Monday, Apr. 09, 1945

Peace in Our Time?

In Washington's Chamber of Commerce Building, in the eye-winking glare of flash bulbs, three men signed their names to what may be a historic document. The men: U.S. Chamber of Commerce President Eric Johnston, C.I.O. President Philip Murray and A.F. of L. President William Green. The document: a labor-management charter for industrial peace in the postwar world.

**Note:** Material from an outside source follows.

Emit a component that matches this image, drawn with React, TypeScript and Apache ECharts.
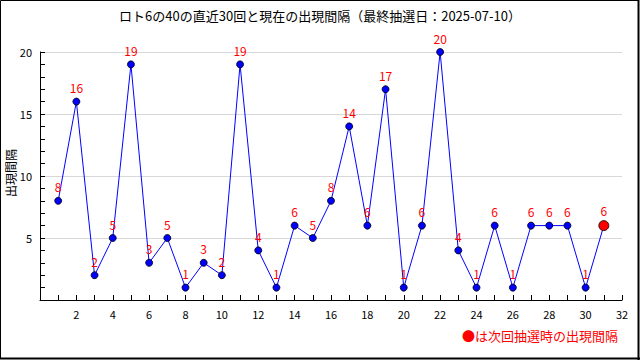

The charter was the distillation of some two years of quiet talks between the three. It was brief. It contained some obvious points: that increased prosperity can come only through technological advancement, improved productive efficiency, broader social security and an expanding foreign trade. It also provided that an "enduring peace must be secured" by the "establishment of an international security organization . . . [of the] United Nations capable of preventing aggression."

Tool for the Job. What was significant to U.S. industrialists, worried by the C.I.O.'s streak of socialistic thinking, was labor's wholehearted agreement that a "system of private competitive capitalism must continue to be the foundation of our . . . expanding economy. . . . The inherent right of management to direct . . . shall be preserved. . . . So that enterprise may develop and expand and earn a reasonable profit, management must be free as well from unnecessary governmental interference."

Important to labor, which fears an all-out assault to emasculate the Wagner Act at war's end, was the promise of the C. of C. president that: "The fundamental rights of labor to organize . . . and collective bargaining . . . shall be preserved, free from legislative enactments."

No one expected that the charter would do the impossible--eliminate all strikes. But, said cautious Mr. Green, it should help substitute arbitration for conflict.

The tool for arbitration will be the 20-man board which is being set up to implement the charter. On it are such topflight businessmen as Henry J. Kaiser, Studebaker's and C.E.D.'s Paul Hoffman, and such labor leaders as P.A.C. Boss Sidney Hillman, the C.I.O.-U.A.W.'s President R. J. Thomas, and A.F. of L. Secretary-Treasurer George Meany.

Glittering Mr. Johnston smoothly turned away any suggestions that the ultimate aim of the new board is to replace the War Labor Board. But both labor & management were well aware that the group, if it is to be anything more than a sounding board for pious platitudes, will have to take a hand in the shaping of any national labor policy by Congress.

The N.A.M. Regrets. The charter was greeted with hosannas from almost everyone, except the stodgy National Association of Manufacturers. N.A.M.'s dogmatic President Ira Mosher carped that the principles were good as far as they went but they were "unspecific . . . premature and made up of generalities. . . . This is a job for Congress. All consumers must have their interests protected."

For this sour-graping, he was soundly whacked. The Republican New York Herald Tribune growled that his criticism "is a feeble reason for his failure to join the framers of the charter." The conservative Wall Street Journal chimed in: "Mr. Mosher says the statement of principles is premature. We do not agree."

As long as the N.A.M. and its approximate 12,500 businessmen withheld its support of the charter, its effectiveness was hobbled. But Johnston, Murray et al. have a sound reason for hoping that N.A.M., at least, will soon stop sulking and join them. It is the same reason that induced them to put their heads together. Unless business and labor resolve their quarrels, they are keenly aware that the Federal Government might step in with controls which would strait-jacket both.